# Set task
Exclude images, then output the remaining data verbatim.
— Start Data lines —
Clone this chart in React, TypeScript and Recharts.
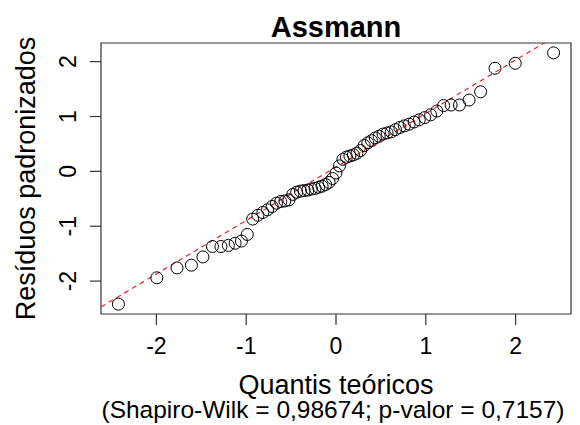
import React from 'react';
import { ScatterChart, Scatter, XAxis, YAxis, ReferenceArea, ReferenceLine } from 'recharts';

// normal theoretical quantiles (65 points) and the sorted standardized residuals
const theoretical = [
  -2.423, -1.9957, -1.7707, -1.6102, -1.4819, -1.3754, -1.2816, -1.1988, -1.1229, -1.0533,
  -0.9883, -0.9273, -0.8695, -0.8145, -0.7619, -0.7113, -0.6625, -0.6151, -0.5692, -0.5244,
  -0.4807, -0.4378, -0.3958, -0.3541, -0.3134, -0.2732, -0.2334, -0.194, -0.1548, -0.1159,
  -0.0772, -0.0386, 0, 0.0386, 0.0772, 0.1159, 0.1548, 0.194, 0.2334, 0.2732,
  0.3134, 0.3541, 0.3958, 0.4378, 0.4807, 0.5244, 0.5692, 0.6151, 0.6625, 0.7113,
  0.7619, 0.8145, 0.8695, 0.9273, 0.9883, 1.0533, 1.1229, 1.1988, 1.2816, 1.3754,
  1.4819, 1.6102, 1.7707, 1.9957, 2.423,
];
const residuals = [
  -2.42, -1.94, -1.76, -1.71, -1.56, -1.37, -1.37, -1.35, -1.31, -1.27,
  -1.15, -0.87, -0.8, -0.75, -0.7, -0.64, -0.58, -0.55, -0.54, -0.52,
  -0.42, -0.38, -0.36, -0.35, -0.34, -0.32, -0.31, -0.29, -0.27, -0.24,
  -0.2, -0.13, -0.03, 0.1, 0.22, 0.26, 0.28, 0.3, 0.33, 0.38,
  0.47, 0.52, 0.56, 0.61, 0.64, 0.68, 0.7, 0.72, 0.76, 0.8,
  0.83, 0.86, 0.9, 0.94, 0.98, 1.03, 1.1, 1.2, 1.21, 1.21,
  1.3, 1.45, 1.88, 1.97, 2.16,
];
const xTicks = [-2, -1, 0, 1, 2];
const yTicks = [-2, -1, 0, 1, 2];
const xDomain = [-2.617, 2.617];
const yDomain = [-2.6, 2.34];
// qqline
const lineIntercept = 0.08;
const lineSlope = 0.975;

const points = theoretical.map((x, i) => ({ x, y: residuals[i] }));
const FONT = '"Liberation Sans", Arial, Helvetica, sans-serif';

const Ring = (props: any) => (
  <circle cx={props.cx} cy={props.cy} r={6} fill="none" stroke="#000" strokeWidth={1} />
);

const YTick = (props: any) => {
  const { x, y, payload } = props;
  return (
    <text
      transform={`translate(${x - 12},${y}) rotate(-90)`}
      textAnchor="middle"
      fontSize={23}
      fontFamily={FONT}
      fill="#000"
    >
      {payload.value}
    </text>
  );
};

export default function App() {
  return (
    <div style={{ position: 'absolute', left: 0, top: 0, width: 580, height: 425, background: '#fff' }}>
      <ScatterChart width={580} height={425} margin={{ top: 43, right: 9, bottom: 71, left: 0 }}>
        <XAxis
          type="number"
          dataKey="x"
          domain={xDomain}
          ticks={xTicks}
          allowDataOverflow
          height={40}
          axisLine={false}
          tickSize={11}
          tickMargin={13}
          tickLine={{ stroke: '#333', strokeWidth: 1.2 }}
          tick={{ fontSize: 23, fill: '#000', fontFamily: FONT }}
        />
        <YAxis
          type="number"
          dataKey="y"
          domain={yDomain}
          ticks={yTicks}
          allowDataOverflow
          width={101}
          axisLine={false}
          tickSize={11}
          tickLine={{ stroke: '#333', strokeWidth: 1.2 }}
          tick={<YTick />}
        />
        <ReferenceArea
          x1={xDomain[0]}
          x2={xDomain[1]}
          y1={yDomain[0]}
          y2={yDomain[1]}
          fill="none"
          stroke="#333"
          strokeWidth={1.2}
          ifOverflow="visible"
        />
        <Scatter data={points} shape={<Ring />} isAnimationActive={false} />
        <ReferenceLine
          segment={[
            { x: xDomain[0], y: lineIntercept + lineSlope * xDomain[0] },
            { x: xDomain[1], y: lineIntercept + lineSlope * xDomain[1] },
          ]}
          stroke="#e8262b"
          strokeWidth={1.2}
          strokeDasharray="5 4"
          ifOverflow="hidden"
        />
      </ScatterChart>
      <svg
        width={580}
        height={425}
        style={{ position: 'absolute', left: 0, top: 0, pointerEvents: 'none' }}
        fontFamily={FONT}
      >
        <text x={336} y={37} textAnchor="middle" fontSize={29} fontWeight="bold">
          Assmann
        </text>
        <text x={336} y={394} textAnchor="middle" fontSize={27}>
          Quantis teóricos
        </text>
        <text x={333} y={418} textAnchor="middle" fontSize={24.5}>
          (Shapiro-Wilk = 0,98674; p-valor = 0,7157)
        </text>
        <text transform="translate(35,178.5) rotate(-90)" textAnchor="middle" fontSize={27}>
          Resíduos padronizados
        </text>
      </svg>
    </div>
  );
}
— End Data lines —
# Task output
Clone this chart in React, TypeScript and Recharts.
import React from 'react';
import { ScatterChart, Scatter, XAxis, YAxis, ReferenceArea, ReferenceLine } from 'recharts';

// normal theoretical quantiles (65 points) and the sorted standardized residuals
const theoretical = [
  -2.423, -1.9957, -1.7707, -1.6102, -1.4819, -1.3754, -1.2816, -1.1988, -1.1229, -1.0533,
  -0.9883, -0.9273, -0.8695, -0.8145, -0.7619, -0.7113, -0.6625, -0.6151, -0.5692, -0.5244,
  -0.4807, -0.4378, -0.3958, -0.3541, -0.3134, -0.2732, -0.2334, -0.194, -0.1548, -0.1159,
  -0.0772, -0.0386, 0, 0.0386, 0.0772, 0.1159, 0.1548, 0.194, 0.2334, 0.2732,
  0.3134, 0.3541, 0.3958, 0.4378, 0.4807, 0.5244, 0.5692, 0.6151, 0.6625, 0.7113,
  0.7619, 0.8145, 0.8695, 0.9273, 0.9883, 1.0533, 1.1229, 1.1988, 1.2816, 1.3754,
  1.4819, 1.6102, 1.7707, 1.9957, 2.423,
];
const residuals = [
  -2.42, -1.94, -1.76, -1.71, -1.56, -1.37, -1.37, -1.35, -1.31, -1.27,
  -1.15, -0.87, -0.8, -0.75, -0.7, -0.64, -0.58, -0.55, -0.54, -0.52,
  -0.42, -0.38, -0.36, -0.35, -0.34, -0.32, -0.31, -0.29, -0.27, -0.24,
  -0.2, -0.13, -0.03, 0.1, 0.22, 0.26, 0.28, 0.3, 0.33, 0.38,
  0.47, 0.52, 0.56, 0.61, 0.64, 0.68, 0.7, 0.72, 0.76, 0.8,
  0.83, 0.86, 0.9, 0.94, 0.98, 1.03, 1.1, 1.2, 1.21, 1.21,
  1.3, 1.45, 1.88, 1.97, 2.16,
];
const xTicks = [-2, -1, 0, 1, 2];
const yTicks = [-2, -1, 0, 1, 2];
const xDomain = [-2.617, 2.617];
const yDomain = [-2.6, 2.34];
// qqline
const lineIntercept = 0.08;
const lineSlope = 0.975;

const points = theoretical.map((x, i) => ({ x, y: residuals[i] }));
const FONT = '"Liberation Sans", Arial, Helvetica, sans-serif';

const Ring = (props: any) => (
  <circle cx={props.cx} cy={props.cy} r={6} fill="none" stroke="#000" strokeWidth={1} />
);

const YTick = (props: any) => {
  const { x, y, payload } = props;
  return (
    <text
      transform={`translate(${x - 12},${y}) rotate(-90)`}
      textAnchor="middle"
      fontSize={23}
      fontFamily={FONT}
      fill="#000"
    >
      {payload.value}
    </text>
  );
};

export default function App() {
  return (
    <div style={{ position: 'absolute', left: 0, top: 0, width: 580, height: 425, background: '#fff' }}>
      <ScatterChart width={580} height={425} margin={{ top: 43, right: 9, bottom: 71, left: 0 }}>
        <XAxis
          type="number"
          dataKey="x"
          domain={xDomain}
          ticks={xTicks}
          allowDataOverflow
          height={40}
          axisLine={false}
          tickSize={11}
          tickMargin={13}
          tickLine={{ stroke: '#333', strokeWidth: 1.2 }}
          tick={{ fontSize: 23, fill: '#000', fontFamily: FONT }}
        />
        <YAxis
          type="number"
          dataKey="y"
          domain={yDomain}
          ticks={yTicks}
          allowDataOverflow
          width={101}
          axisLine={false}
          tickSize={11}
          tickLine={{ stroke: '#333', strokeWidth: 1.2 }}
          tick={<YTick />}
        />
        <ReferenceArea
          x1={xDomain[0]}
          x2={xDomain[1]}
          y1={yDomain[0]}
          y2={yDomain[1]}
          fill="none"
          stroke="#333"
          strokeWidth={1.2}
          ifOverflow="visible"
        />
        <Scatter data={points} shape={<Ring />} isAnimationActive={false} />
        <ReferenceLine
          segment={[
            { x: xDomain[0], y: lineIntercept + lineSlope * xDomain[0] },
            { x: xDomain[1], y: lineIntercept + lineSlope * xDomain[1] },
          ]}
          stroke="#e8262b"
          strokeWidth={1.2}
          strokeDasharray="5 4"
          ifOverflow="hidden"
        />
      </ScatterChart>
      <svg
        width={580}
        height={425}
        style={{ position: 'absolute', left: 0, top: 0, pointerEvents: 'none' }}
        fontFamily={FONT}
      >
        <text x={336} y={37} textAnchor="middle" fontSize={29} fontWeight="bold">
          Assmann
        </text>
        <text x={336} y={394} textAnchor="middle" fontSize={27}>
          Quantis teóricos
        </text>
        <text x={333} y={418} textAnchor="middle" fontSize={24.5}>
          (Shapiro-Wilk = 0,98674; p-valor = 0,7157)
        </text>
        <text transform="translate(35,178.5) rotate(-90)" textAnchor="middle" fontSize={27}>
          Resíduos padronizados
        </text>
      </svg>
    </div>
  );
}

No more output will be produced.